Altri atteggiamenti antisemiti riguardano invece direttamente lo Stato di Israele quando si tende a “negare al popolo ebraico il proprio diritto all’autodeterminazione, cioè sostenere che l’esistenza dello Stato d’Israele è un atto di razzismo; adottare due misure diverse (a Israele) aspettandosi da esso un comportamento non atteso o richiesto a nessun’altra nazione; usare i simboli e le immagini associate all’antisemitismo classico (per esempio accuse di ebrei che uccidono Gesù o l’accusa del sangue) per caratterizzare Israele e gli israeliani; tracciare paragoni tra la presente politica d’Israele e quelle dei nazisti; ritenere gli ebrei collettivamente responsabili per le azioni dello Stato d’Israele”.
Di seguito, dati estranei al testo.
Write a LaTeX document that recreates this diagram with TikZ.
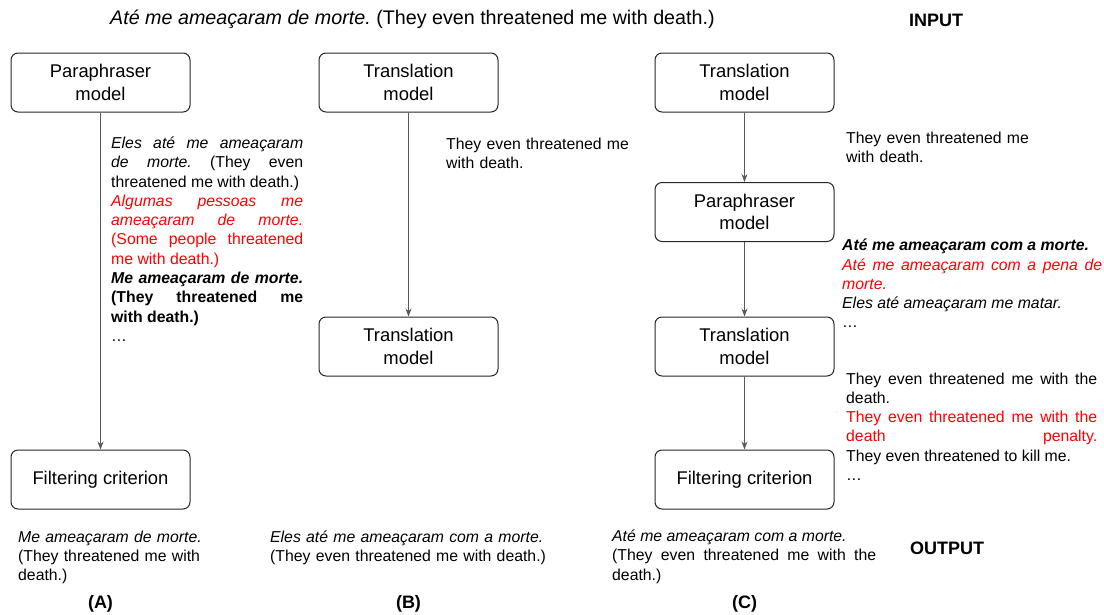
\documentclass[tikz,border=0pt]{standalone}
\usepackage{fontspec}
\setmainfont{Liberation Sans}
\usepackage{tikz}
\usetikzlibrary{arrows.meta}
\definecolor{arrowgray}{HTML}{595959}
\setlength{\parindent}{0pt}
\frenchspacing

\begin{document}
\begin{tikzpicture}[x=1pt,y=-1pt,
  modelbox/.style={draw=black!85, line width=1pt, rounded corners=7pt,
    minimum width=179pt, minimum height=59pt, align=center,
    font=\fontsize{18.4}{22.6}\selectfont},
  arr/.style={draw=arrowgray, line width=0.9pt, -{Stealth[length=8pt,width=6pt]}},
  note/.style={anchor=base west, inner sep=0pt, align=justify,
    font=\fontsize{15.8}{19.3}\selectfont},
  plain/.style={anchor=base west, inner sep=0pt, align=left, text width=290pt,
    font=\fontsize{15.8}{19.3}\selectfont},
  tag/.style={inner sep=0pt, font=\fontsize{18}{21}\selectfont\bfseries}]
\useasboundingbox (0,0) rectangle (1104,614);

% input
\node[anchor=base west, inner sep=0pt, font=\fontsize{19.7}{23}\selectfont] (title) at (110,24)
  {\textit{Até me ameaçaram de morte.} (They even threatened me with death.)};
\node[tag] (input) at (936,20) {INPUT};

% (A)
\node[modelbox] (paraA) at (100.5,82.5) {Paraphraser\\model};
\node[modelbox] (filterA) at (100.5,479.5) {Filtering criterion};
\draw[arr] (paraA.south) -- (filterA.north);
\node[note, text width=192pt] (candA) at (111,148.4) {%
  \textit{Eles até me ameaçaram}\linebreak
  \textit{de morte.} (They even\linebreak
  threatened me with death.)\par
  {\color{red}\textit{Algumas pessoas me}\linebreak
  \textit{ameaçaram de morte.}\linebreak
  (Some people threatened\linebreak
  me with death.)\par}
  {\bfseries\textit{Me ameaçaram de morte.}\linebreak
  (They threatened me\linebreak
  with death.)\par}
  …};
\node[plain] (outA) at (18,542) {\textit{Me ameaçaram de morte.}\\(They threatened me with\\death.)};
\node[tag] (labA) at (100.5,604) {(A)};

% (B)
\node[modelbox] (transB1) at (408.5,82.5) {Translation\\model};
\node[modelbox] (transB2) at (408.5,346.5) {Translation\\model};
\draw[arr] (transB1.south) -- (transB2.north);
\node[plain] (candB) at (446,149) {They even threatened me\\with death.};
\node[plain] (outB) at (270,542) {\textit{Eles até me ameaçaram com a morte.}\\(They even threatened me with death.)};
\node[tag] (labB) at (408.5,604) {(B)};

% (C)
\node[modelbox] (transC1) at (744.5,82.5) {Translation\\model};
\node[modelbox] (paraC) at (744.5,212) {Paraphraser\\model};
\node[modelbox] (transC2) at (744.5,346.5) {Translation\\model};
\node[modelbox] (filterC) at (744.5,479.5) {Filtering criterion};
\draw[arr] (transC1.south) -- (paraC.north);
\draw[arr] (paraC.south) -- (transC2.north);
\draw[arr] (transC2.south) -- (filterC.north);
\node[plain, text width=240pt] (candC1) at (846,143) {They even threatened me\\with death.};
\node[note, text width=260pt] (candC2) at (842,250.7) {%
  {\bfseries\itshape Até me ameaçaram com a morte.}\par
  {\color{red}\itshape Até me ameaçaram com a pena de\linebreak morte.\par}
  {\itshape Eles até ameaçaram me matar.}\par
  …};
\node[note, text width=251pt] (candC3) at (846,384) {%
  They even threatened me with the\linebreak death.\par
  {\color{red}They even threatened me with the\linebreak death\hfill penalty.\par}
  They even threatened to kill me.\par
  …};
\node[note, text width=264pt] (outC) at (612,541.5) {%
  \textit{Até me ameaçaram com a morte.}\par
  (They even threatened me with the\linebreak death.)};
\node[tag] (output) at (947,548) {OUTPUT};
\node[tag] (labC) at (744.5,604) {(C)};
\end{tikzpicture}
\end{document}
Questo è un terreno estremamente delicato perché intreccia una propaganda ideologica presente da ambo le parti in conflitto con un nefasto retaggio del passato. Non si può passare sotto silenzio l’inquietante propaganda del regime iraniano che vede nel presidente Ahmadinejad uno dei negatori della Shoà  più pericolosi al mondo.

Il linguaggio di chi sinceramente opera per la pace deve guardarsi dallo sfiorare anche minimamente certi territori limite: a volte si è sentito paragonare per davvero l’esercito israeliano alle SS e la polizia alla Gestapo nonché Gaza a un campo di concentramento, dando in questo modo una vittoria postuma a Hitler. D’altronde non sono mancati esponenti israeliani di spicco a cadere nel medesimo linguaggio anche se rovesciato proponendo l’equazione secondo cui chi critica lo Stato di Israele attacca gli ebrei in quanto tali ed è per forza antisemita.

Tra Scilla e Cariddi l’unica via percorribile è quella dell’informazione corretta, del mettersi dall’altra parte, del comprendere – anche senza condividere – le opinioni altrui, della ricerca delle fonti e di una verità  per quanto possibile oggettiva, di una strenua messa in luce delle situazioni positive. Il fascismo si combatte con la democrazia. E la democrazia vive della verità  ma anche del sogno e del possibile.